Merriam-Webster defines "health" as:

1. the condition of being sound in body, mind, or spirit.

or

2. a condition in which someone or something is thriving or doing well.

The author of a recent Prince column would presumably take issue with Merriam-Webster. According to Thomas Clark, birth control should not be considered healthcare because it “suppresses the natural function of the reproductive system” or “counteract(s) normal bodily operation” — to be contrasted with other therapies “that treat illnesses or disorders and seek to return the body to health.” 

This pronouncement smacks of antiquated sexist justifications for preventing a woman from controlling her body. But putting that to the side for a moment, let’s first address the author on his own terms. Suppose we adopt the definition of healthcare the author posits. Let’s explore the other medications that would fall outside of that domain: pain medications, fever reducers, antihistamines, and other allergy medications “suppress” the body’s normal operating immune reaction. Vitamins may augment certain bodily functioning, interfering with “normal bodily operation.” Indeed, we may need to chuck out all preventative measures altogether. Vaccinations could be said to counteract the normal bodily operation of contracting illness and reacting appropriately. Especially live, attenuated vaccines (like the Sabin strains for polio) which in fact infect an otherwise “healthy” body — by the author’s standard, these don’t seem to constitute “healthcare.”

Birth control preserves the state of being of a woman’s body. Just as one might get a vaccine or take a vitamin, birth control prevents a large change in the body’s current homeostasis (from not pregnant to pregnant), which may be inimical to a woman’s overall health. As we have with other preventive medical interventions, we as a society have recognized the health-related value of introducing a small “change” to the system—such as a vaccine, a vitamin, or birth control—in order to prevent a larger, potentially more harmful change.

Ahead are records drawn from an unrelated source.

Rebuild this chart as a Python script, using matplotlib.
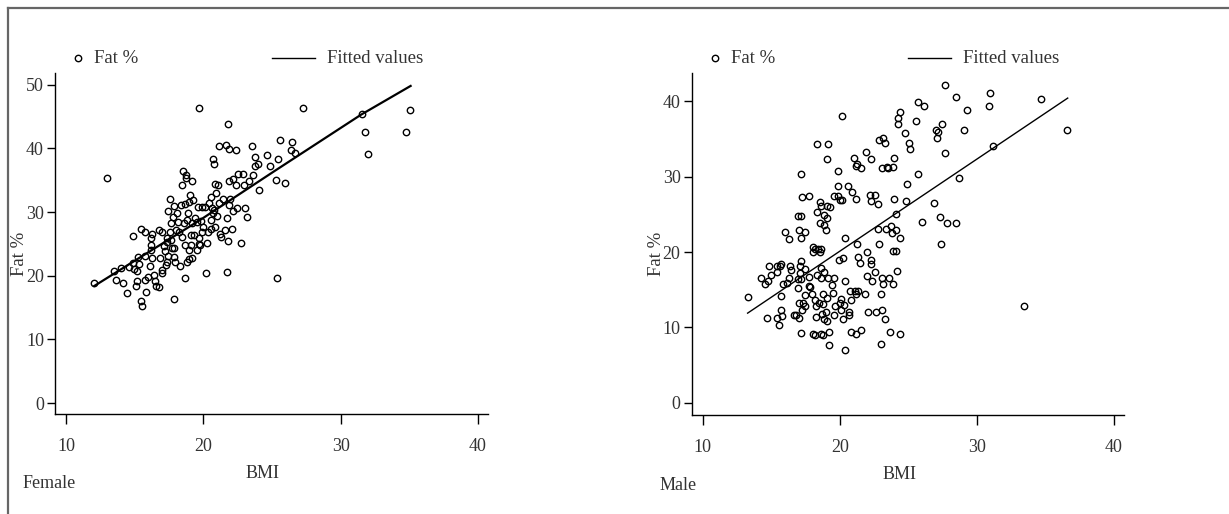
import matplotlib
matplotlib.use("Agg")
import matplotlib.pyplot as plt
from matplotlib.lines import Line2D

plt.rcParams["font.family"] = ["Liberation Serif", "DejaVu Serif"]

# Female sample: BMI vs body fat %
female_bmi = [12.06, 12.96, 13.47, 13.64, 13.98, 14.17, 14.47, 14.56, 14.85, 14.85,
              14.98, 15.07, 15.15, 15.15, 15.24, 15.34, 15.44, 15.46, 15.56, 15.78,
              15.78, 15.78, 15.85, 15.97, 16.14, 16.16, 16.16, 16.16, 16.26, 16.29,
              16.38, 16.50, 16.55, 16.75, 16.75, 16.82, 16.97, 17.01, 16.97, 17.11,
              17.21, 17.26, 17.33, 17.33, 17.33, 17.45, 17.45, 17.57, 17.57, 17.62,
              17.67, 17.72, 17.77, 17.84, 17.86, 17.86, 17.89, 17.94, 18.01, 18.06,
              18.18, 18.23, 18.28, 18.37, 18.45, 18.45, 18.54, 18.57, 18.64, 18.64,
              18.69, 18.71, 18.76, 18.79, 18.83, 18.86, 18.93, 18.96, 18.98, 19.05,
              19.08, 19.10, 19.15, 19.15, 19.17, 19.27, 19.34, 19.39, 19.51, 19.56,
              19.63, 19.66, 19.68, 19.71, 19.76, 19.80, 19.88, 19.90, 19.95, 20.10,
              20.17, 20.24, 20.34, 20.44, 20.53, 20.53, 20.58, 20.61, 20.68, 20.73,
              20.75, 20.80, 20.85, 20.87, 20.95, 21.02, 21.04, 21.14, 21.17, 21.21,
              21.26, 21.41, 21.55, 21.65, 21.70, 21.75, 21.77, 21.80, 21.84, 21.84,
              21.89, 21.94, 22.06, 22.18, 22.18, 22.35, 22.38, 22.48, 22.55, 22.77,
              22.91, 22.99, 23.06, 23.16, 23.35, 23.57, 23.59, 23.76, 23.76, 23.96,
              24.08, 24.66, 24.88, 25.27, 25.39, 25.46, 25.58, 25.97, 26.36, 26.46,
              26.67, 27.28, 31.55, 31.80, 31.97, 34.76, 35.07]
female_fat = [18.9, 35.3, 20.8, 19.4, 21.2, 18.8, 17.3, 21.4, 26.3, 22.0,
              21.0, 18.4, 19.2, 20.8, 23.0, 21.8, 27.4, 16.0, 15.2, 26.8,
              23.1, 19.3, 17.5, 19.8, 21.6, 26.0, 24.9, 24.0, 26.6, 22.8,
              20.1, 19.2, 18.4, 18.2, 27.2, 22.8, 20.9, 26.8, 20.5, 24.6,
              23.9, 21.7, 22.2, 25.9, 25.3, 30.1, 23.1, 32.1, 26.8, 25.6,
              28.3, 24.3, 29.3, 16.4, 30.9, 22.9, 24.3, 22.2, 27.2, 29.9,
              28.5, 26.9, 21.5, 31.1, 34.2, 26.1, 36.4, 28.3, 19.7, 24.8,
              31.2, 35.8, 35.3, 22.2, 28.7, 29.8, 22.7, 24.0, 31.6, 32.6,
              24.8, 26.4, 22.8, 34.9, 28.3, 31.9, 26.4, 29.0, 28.5, 24.1,
              30.8, 25.0, 26.0, 46.4, 24.8, 28.6, 26.8, 30.8, 27.7, 30.8,
              20.4, 25.2, 26.8, 31.4, 32.4, 28.7, 27.4, 30.6, 29.8, 38.3,
              37.6, 30.3, 34.4, 27.7, 33.0, 29.4, 34.2, 40.3, 31.4, 26.6,
              26.1, 32.1, 27.2, 40.5, 29.0, 20.6, 43.9, 25.4, 39.9, 34.9,
              31.1, 32.1, 27.3, 35.2, 30.1, 34.3, 39.8, 30.6, 36.0, 25.2,
              36.0, 34.2, 30.6, 29.3, 34.8, 40.4, 35.8, 38.7, 37.2, 37.6,
              33.5, 39.0, 37.2, 35.0, 19.7, 38.4, 41.3, 34.6, 39.8, 41.0,
              39.2, 46.3, 45.4, 42.6, 39.1, 42.6, 46.0]
female_fit_bmi = [12.06, 19.8, 25.3, 31.5, 35.1]
female_fit_fat = [18.4, 28.8, 36.6, 45.3, 49.8]

# Male sample: BMI vs body fat %
male_bmi = [13.28, 14.27, 14.56, 14.68, 14.78, 14.85, 14.98, 15.39, 15.46, 15.46,
            15.58, 15.61, 15.70, 15.75, 15.75, 15.78, 15.87, 16.00, 16.12, 16.29,
            16.29, 16.38, 16.46, 16.70, 16.82, 16.92, 16.94, 16.99, 17.04, 17.04,
            17.06, 17.09, 17.11, 17.16, 17.18, 17.18, 17.18, 17.18, 17.21, 17.26,
            17.28, 17.31, 17.43, 17.46, 17.46, 17.46, 17.77, 17.77, 17.77, 17.84,
            18.01, 18.06, 18.08, 18.08, 18.16, 18.18, 18.23, 18.25, 18.30, 18.37,
            18.37, 18.37, 18.42, 18.52, 18.57, 18.57, 18.59, 18.62, 18.62, 18.64,
            18.67, 18.67, 18.69, 18.76, 18.79, 18.79, 18.83, 18.86, 18.86, 18.88,
            18.98, 19.03, 19.05, 19.05, 19.05, 19.10, 19.10, 19.15, 19.17, 19.20,
            19.20, 19.30, 19.47, 19.54, 19.59, 19.59, 19.61, 19.64, 19.88, 19.88,
            19.90, 19.95, 20.02, 20.05, 20.07, 20.07, 20.19, 20.19, 20.27, 20.27,
            20.32, 20.36, 20.36, 20.36, 20.58, 20.68, 20.70, 20.78, 20.80, 20.80,
            20.90, 21.07, 21.14, 21.17, 21.17, 21.19, 21.21, 21.26, 21.29, 21.34,
            21.36, 21.48, 21.55, 21.58, 21.82, 21.94, 21.97, 21.97, 22.09, 22.18,
            22.26, 22.26, 22.26, 22.26, 22.38, 22.60, 22.60, 22.67, 22.79, 22.82,
            22.89, 22.89, 22.99, 22.99, 23.08, 23.08, 23.08, 23.13, 23.18, 23.28,
            23.28, 23.38, 23.42, 23.52, 23.62, 23.69, 23.76, 23.79, 23.86, 23.86,
            23.88, 23.96, 23.96, 24.08, 24.10, 24.13, 24.15, 24.25, 24.27, 24.37,
            24.39, 24.39, 24.73, 24.81, 24.88, 25.07, 25.10, 25.58, 25.68, 25.70,
            25.97, 26.17, 26.87, 27.00, 27.06, 27.16, 27.35, 27.38, 27.48, 27.65,
            27.67, 27.79, 28.47, 28.47, 28.67, 29.08, 29.25, 30.87, 30.97, 31.19,
            33.47, 34.68, 36.58]
male_fat = [14.1, 16.5, 15.7, 11.3, 16.1, 18.1, 17.0, 18.1, 17.3, 11.3,
            10.3, 18.2, 18.4, 14.2, 12.3, 11.5, 15.7, 22.6, 15.9, 21.7,
            16.5, 18.1, 17.6, 11.7, 11.7, 24.8, 15.2, 16.4, 22.9, 13.2,
            11.3, 18.1, 17.2, 30.4, 24.8, 21.9, 18.8, 9.3, 16.4, 12.3,
            27.3, 13.3, 17.7, 22.6, 14.3, 12.8, 27.4, 16.7, 15.5, 15.4,
            14.4, 20.6, 20.0, 9.2, 13.7, 9.0, 20.4, 12.8, 11.4, 34.3,
            25.3, 16.9, 20.4, 13.3, 20.0, 23.9, 26.6, 26.1, 9.1, 17.9,
            20.4, 16.6, 11.8, 13.1, 14.4, 9.0, 11.1, 23.6, 17.4, 24.9,
            22.9, 12.1, 10.8, 32.3, 13.9, 26.1, 24.5, 16.6, 34.3, 9.4,
            7.7, 26.0, 15.6, 14.6, 16.6, 11.7, 27.4, 12.8, 28.7, 30.7,
            27.4, 18.9, 13.2, 26.9, 13.8, 12.3, 38.0, 26.9, 19.2, 11.1,
            13.0, 21.8, 16.2, 7.0, 28.7, 12.1, 11.7, 14.9, 13.7, 9.4,
            28.0, 32.5, 14.9, 27.0, 14.5, 9.1, 31.4, 21.1, 31.7, 14.9,
            19.3, 18.5, 31.1, 9.6, 14.5, 33.3, 16.8, 20.0, 12.1, 27.5,
            32.3, 26.7, 18.9, 18.4, 16.2, 27.6, 17.3, 12.1, 26.4, 23.0,
            34.9, 21.1, 14.5, 7.8, 12.3, 31.1, 16.6, 35.1, 15.7, 34.5,
            11.1, 23.1, 31.3, 31.1, 16.5, 9.4, 23.4, 22.5, 20.2, 15.8,
            31.3, 32.5, 27.0, 20.2, 25.0, 22.9, 17.5, 37.8, 37.0, 38.5,
            21.8, 9.2, 35.8, 26.7, 29.0, 34.4, 33.7, 37.3, 39.9, 30.4,
            24.0, 39.3, 26.5, 36.2, 35.1, 35.9, 24.7, 21.1, 37.0, 42.1,
            33.1, 23.9, 40.6, 23.9, 29.8, 36.2, 38.8, 39.3, 41.1, 34.1,
            12.9, 40.3, 36.2]
male_fit_bmi = [13.28, 36.63]
male_fit_fat = [11.9, 40.4]

xticks = [10, 20, 30, 40]
female_yticks = [0, 10, 20, 30, 40, 50]
male_yticks = [0, 10, 20, 30, 40]

text_color = "#333333"
fs = 13

fig = plt.figure(figsize=(12.29, 5.14), dpi=100)

panels = [
    ([0.0448, 0.1946, 0.3523, 0.663], female_bmi, female_fat, female_fit_bmi,
     female_fit_fat, female_yticks, (-1.7, 51.8), 1.6, "Female"),
    ([0.5628, 0.1926, 0.3518, 0.665], male_bmi, male_fat, male_fit_bmi,
     male_fit_fat, male_yticks, (-1.6, 43.7), 1.0, "Male"),
]

for rect, bmi, fat, fit_x, fit_y, yt, ylim, lw, name in panels:
    ax = fig.add_axes(rect)
    ax.plot(bmi, fat, "o", mfc="none", mec="black", ms=4.6, mew=1.0, zorder=3)
    ax.plot(fit_x, fit_y, color="black", lw=lw, zorder=2)
    ax.set_xlim(9.2, 40.74)
    ax.set_ylim(*ylim)
    ax.set_xticks(xticks)
    ax.set_yticks(yt)
    for s in ["top", "right"]:
        ax.spines[s].set_visible(False)
    ax.spines["left"].set_linewidth(1.0)
    ax.spines["bottom"].set_linewidth(1.0)
    ax.tick_params(axis="x", direction="out", length=7, width=1, pad=10,
                   labelsize=fs, labelcolor=text_color)
    ax.tick_params(axis="y", direction="out", length=6, width=1, pad=2,
                   labelsize=fs, labelcolor=text_color)
    ax.set_xlabel("BMI", fontsize=fs, color=text_color)
    ax.xaxis.set_label_coords(0.48, -0.15)
    ax.set_ylabel("Fat %", fontsize=13.5, color=text_color)
    ax.yaxis.set_label_coords(-0.062, 0.47)
    ax.text(-0.075, -0.205, name, transform=ax.transAxes, fontsize=fs,
            color=text_color, ha="left", va="center")

    # legend row above the plot
    ax.plot([0.053], [1.044], "o", mfc="none", mec="black", ms=4.6, mew=1.0,
            transform=ax.transAxes, clip_on=False)
    ax.text(0.09, 1.044, "Fat %", transform=ax.transAxes, fontsize=13.5,
            color=text_color, va="center", ha="left")
    ax.plot([0.501, 0.600], [1.044, 1.044], color="black", lw=1.0,
            transform=ax.transAxes, clip_on=False)
    ax.text(0.628, 1.044, "Fitted values", transform=ax.transAxes, fontsize=13.5,
            color=text_color, va="center", ha="left")

# outer frame: top and left edges only
fig.add_artist(Line2D([7.5 / 1229, 1.0], [1 - 7.5 / 514, 1 - 7.5 / 514],
                      transform=fig.transFigure, color="#666666", lw=1.6))
fig.add_artist(Line2D([7.5 / 1229, 7.5 / 1229], [0.0, 1 - 7.5 / 514],
                      transform=fig.transFigure, color="#666666", lw=1.6))

fig.savefig("out.png", dpi=100)
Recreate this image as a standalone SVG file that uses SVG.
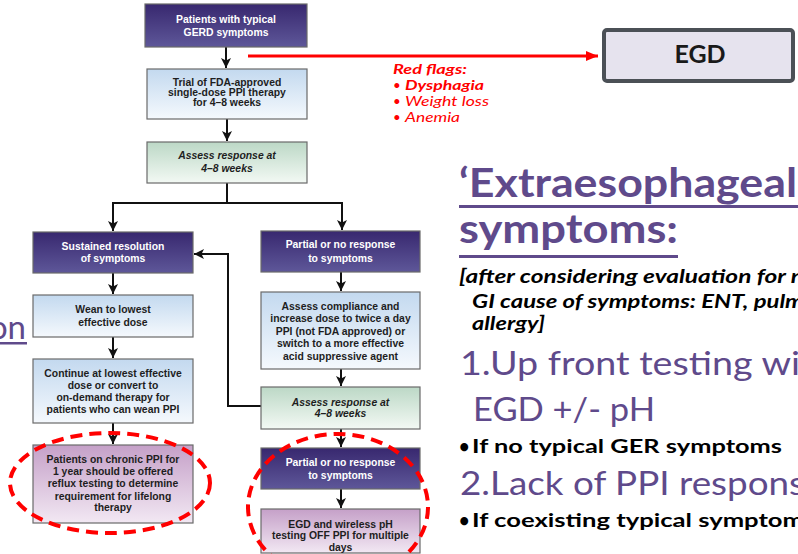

But Clark’s framework for healthcare requires that we discard preventive care entirely. Like becoming pregnant, contracting the flu or experiencing bone loss with age could, too, be said to be “natural” occurrences—with which, by the author’s logic, we are prohibited from interfering and labeling a facet of healthcare.

The author’s professed argument, therefore, does not justify his singling out of birth control. The final few paragraphs of the piece, in which Clark derides the concept of disentangling reproduction from sexual activity, perhaps give us more insight into the motivations really at play in his argument.

The fact of the matter is that birth control is absolutely crucial to the preservation of a woman’s health. Clark’s characterization of birth control’s medical importance is frankly condescending—as if the desire to prevent pregnancy is merely a product of whimsy on a woman’s part. In framing birth control as simply interfering with a natural body process—a net-negative on the body, he trivializes the many and varied health-related consequences of an unintended pregnancy for a woman. In the first place, pregnancy carries a number of serious medical risks, which are often exacerbated for women who may experience any of a number of preexisting conditions or predispositions. But beyond this, Clark most glaringly ignores the fact that health care, and health itself, is comprehensive. A woman who does not wish or is unprepared (emotionally, financially, etc.) to become a mother faces grave mental health risks associated with an unintended pregnancy. A woman who is unable to control her own reproductive future is more likely to face a whole host of economic and social challenges later in life.

When we don’t cover birth control, it creates a stratification in access by which women of higher socioeconomic status can obtain contraception and women of lower socioeconomic status cannot. Stratification in access to contraception simply means stratification in experience of unintended pregnancy and the innumerable consequences thereof. The unintended pregnancy rate among women living below the federal poverty line is two to three times the national average. When the government denies access, it makes a value judgment about who is permitted to determine and to control her own reproductive health.

Birth control is vital healthcare. Far from “counteracting normal bodily operation,” a reductive and condescending characterization, it preserves a woman’s current state of being, protecting her against the many physical and mental health risks of an unintended pregnancy. This is an argument I thought we had settled long ago; indeed, as the American Medical Association House of Delegates stated in 1964, “An intelligent recognition of the problems that relate to human reproduction, including the need for population control, is more than a matter of responsible parenthood; it is a matter of responsible medical practice.” Birth control is crucial to the maintenance of a woman’s overall health, and has accordingly long been recognized as vital healthcare. And despite the author’s best efforts, specious, tautological arguments can never disguise the misogyny underneath.